With the introduction of recall rate, a smaller number of lower-resolution nodes are utilized to represent the less crucial acoustic space, ensuring that kernels cover the local acoustic space where speech frames are located as much as possible. When the recall rate is set to 0, it corresponds to the TBKS algorithm. While the introduction of recall rate slightly increases the number of kernels, it significantly improves recognition accuracy. For instance, in the tree structure L4 : {1, 32, 8, *}, when the recall rate is set to 0.05, compared to the TBKS algorithm, the number of kernels increases by 1-2, while the EER decreases by around 50%. Additionally, in comparison to traditional traversal search, the improved TBKS algorithm notably accelerates the kernel selection process, resulting in a maximum reduction factor of gaussian components up to 42.93.
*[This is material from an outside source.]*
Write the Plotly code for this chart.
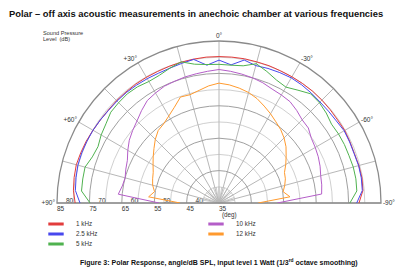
import plotly.graph_objects as go

# ---- data ----
angles = list(range(-90, 91, 5))  # degrees, + is left of axis
spl_1k = [78.2, 79.6, 79.8, 79.7, 79.5, 79.6, 79.8, 79.7, 79.8, 79.9, 80.0, 80.0, 80.0,
          80.0, 80.1, 80.1, 80.2, 80.2, 80.2, 80.2, 80.1, 80.0, 79.9, 79.8, 79.8, 79.8,
          79.7, 79.7, 79.6, 79.7, 79.9, 80.2, 80.4, 80.6, 80.4, 80.1, 79.4]
spl_2k5 = [77.5, 79.4, 79.6, 79.6, 79.4, 79.5, 79.6, 79.2, 79.1, 79.1, 79.3, 79.5, 79.6,
           79.4, 79.2, 78.9, 79.8, 77.8, 79.1, 77.7, 80.0, 79.6, 79.3, 79.2, 79.3, 79.4,
           79.5, 79.5, 79.5, 79.7, 79.9, 80.0, 80.1, 80.1, 79.8, 79.5, 77.9]
spl_5k = [75.4, 77.7, 77.9, 77.9, 77.7, 77.7, 77.6, 77.4, 78.2, 78.8, 79.0, 77.5, 76.3,
          76.9, 78.2, 79.5, 78.0, 77.7, 77.8, 77.9, 78.5, 80.1, 79.3, 78.5, 78.3, 78.8,
          79.0, 78.8, 78.6, 77.6, 77.0, 76.2, 76.6, 77.8, 77.7, 77.6, 74.8]
spl_10k = [53.0, 66.8, 67.2, 67.5, 68.2, 68.8, 69.3, 69.8, 71.0, 71.3, 72.3, 73.2, 73.5,
           73.8, 74.5, 75.0, 75.4, 75.8, 76.2, 75.8, 75.5, 75.3, 75.0, 74.8, 74.2, 73.6,
           72.2, 70.8, 69.8, 68.8, 67.5, 66.2, 65.6, 65.0, 65.3, 66.2, 53.5]
spl_12k = [47.1, 57.0, 55.1, 56.0, 56.8, 57.3, 58.8, 60.3, 62.0, 63.4, 64.6, 65.6, 66.8,
           68.0, 69.3, 70.3, 71.0, 71.6, 72.0, 71.3, 70.3, 69.6, 69.8, 67.6, 66.0, 64.8,
           64.2, 62.8, 61.2, 59.8, 58.5, 57.4, 56.8, 56.2, 55.2, 56.8, 47.0]

series_names = ["1 kHz", "2.5 kHz", "5 kHz", "10 kHz", "12 kHz"]
series_vals = [spl_1k, spl_2k5, spl_5k, spl_10k, spl_12k]
series_colors = ["#e23c3c", "#4848ee", "#4fb24f", "#b45ec8", "#ff9a2e"]

angle_ticks = list(range(-90, 91, 15))
angle_labels = {-90: "-90°", -60: "-60°", -30: "-30°", 0: "0°", 30: "+30°", 60: "+60°", 90: "+90°"}
angle_text = [angle_labels.get(a, "") for a in angle_ticks]
db_major = [35, 45, 55, 65, 75, 85]
db_minor = [40, 50, 60, 70, 80]
fan_angles = list(range(-80, 81, 10))  # fine spokes near the centre

W, H = 400, 270
cx, cy, R = 219, 203, 162
dom_x = [(cx - R) / W, (cx + R) / W]
dom_y = [(H - cy) / H, (H - cy + R) / H]

fig = go.Figure()
fan_r, fan_t = [], []
for a in fan_angles:
    fan_r += [35, 40, None]
    fan_t += [a, a, None]
fig.add_trace(go.Scatterpolar(r=fan_r, theta=fan_t, mode="lines", subplot="polar",
                              line=dict(color="#b8b8b8", width=0.7), showlegend=False,
                              hoverinfo="skip"))

for name, vals, col in zip(series_names, series_vals, series_colors):
    fig.add_trace(go.Scatterpolar(r=vals, theta=angles, mode="lines", subplot="polar2",
                                  line=dict(color=col, width=1), showlegend=False,
                                  hoverinfo="skip"))

legend_pos = [(36, 224), (36, 234), (36, 244), (196, 224), (196, 234)]
legend_ids = ["legend", "legend2", "legend3", "legend4", "legend5"]
for name, col, lid in zip(series_names, series_colors, legend_ids):
    fig.add_trace(go.Scatterpolar(r=[None], theta=[None], mode="markers", subplot="polar2",
                                  name=name, legend=lid,
                                  marker=dict(symbol="line-ew", size=11,
                                              line=dict(width=3, color=col))))

font_fam = "Liberation Sans, Arial, sans-serif"
common_ang = dict(rotation=90, direction="counterclockwise")
layout = dict(
    width=W, height=H, margin=dict(l=0, r=0, t=0, b=0),
    paper_bgcolor="white", plot_bgcolor="white",
    font=dict(family=font_fam, size=7, color="#333"),
    polar=dict(
        domain=dict(x=dom_x, y=dom_y), sector=[0, 180], bgcolor="white",
        angularaxis=dict(**common_ang, showgrid=False, showticklabels=False,
                         showline=False, ticks=""),
        radialaxis=dict(range=[35, 85], tickvals=db_minor, angle=180, side="clockwise",
                        showline=False, ticks="", gridcolor="#d0d0d0", gridwidth=0.8,
                        showticklabels=True,
                        tickfont=dict(size=6.5, color="#333"), tickangle=180),
    ),
    polar2=dict(
        domain=dict(x=dom_x, y=dom_y), sector=[0, 180], bgcolor="rgba(0,0,0,0)",
        angularaxis=dict(**common_ang, tickvals=angle_ticks, ticktext=angle_text,
                         showline=True, linecolor="#8a8a8a", linewidth=1.3,
                         gridcolor="#b8b8b8", gridwidth=0.8, ticks="",
                         tickfont=dict(size=6.5, color="#333"), layer="below traces"),
        radialaxis=dict(range=[35, 85], tickvals=db_major, angle=180, side="counterclockwise",
                        showline=False, ticks="", gridcolor="#a0a0a0", gridwidth=0.9,
                        tickfont=dict(size=6.5, color="#333"), tickangle=180,
                        layer="below traces"),
    ),
    annotations=[
        dict(text="<b>Polar – off axis acoustic measurements in anechoic chamber at various frequencies</b>",
             x=7 / W, y=1 - 13 / H, xref="paper", yref="paper", xanchor="left", yanchor="middle",
             showarrow=False, font=dict(size=9.4, color="#111")),
        dict(text="Sound Pressure", x=41 / W, y=1 - 33 / H, xref="paper", yref="paper",
             xanchor="left", yanchor="middle", showarrow=False, font=dict(size=5.6, color="#333")),
        dict(text="Level  (dB)", x=41 / W, y=1 - 38.5 / H, xref="paper", yref="paper",
             xanchor="left", yanchor="middle", showarrow=False, font=dict(size=5.6, color="#333")),
        dict(text="(deg)", x=230 / W, y=1 - 215 / H, xref="paper", yref="paper",
             xanchor="center", yanchor="middle", showarrow=False, font=dict(size=6.3, color="#333")),
        dict(text="<b>Figure 3: Polar Response, angle/dB SPL, input level 1 Watt (1/3<sup>rd</sup> octave smoothing)</b>",
             x=219 / W, y=1 - 262 / H, xref="paper", yref="paper", xanchor="center", yanchor="middle",
             showarrow=False, font=dict(size=7.0, color="#111")),
    ],
)
for lid, (lx, ly) in zip(legend_ids, legend_pos):
    layout[lid] = dict(x=lx / W, y=1 - ly / H, xanchor="left", yanchor="middle",
                       bgcolor="rgba(0,0,0,0)", font=dict(size=6.3, color="#333"),
                       itemclick=False, itemdoubleclick=False)
fig.update_layout(**layout)
fig.write_html("out.html")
The improved TBKS algorithm also enhances the robustness of the speaker verification system. Across various combinations of speech lengths (t = 30, 15, 9, 3s), noise types (Babble and Factory), and Signal-to-Noise Ratios (SNR = 50, 30, 15), we compared the recognition accuracy of traversale search, TBKS, and the improved TBKS algorithm. In most scenarios, the improved TBKS algorithm exhibited the highest recognition accuracy. When t = 30s, the improved TBKS algorithm showcased significant performance improvement. However, for t = 3s, the performance of all three algorithms declined, indicating that short speech remains a challenge in speaker verification tasks.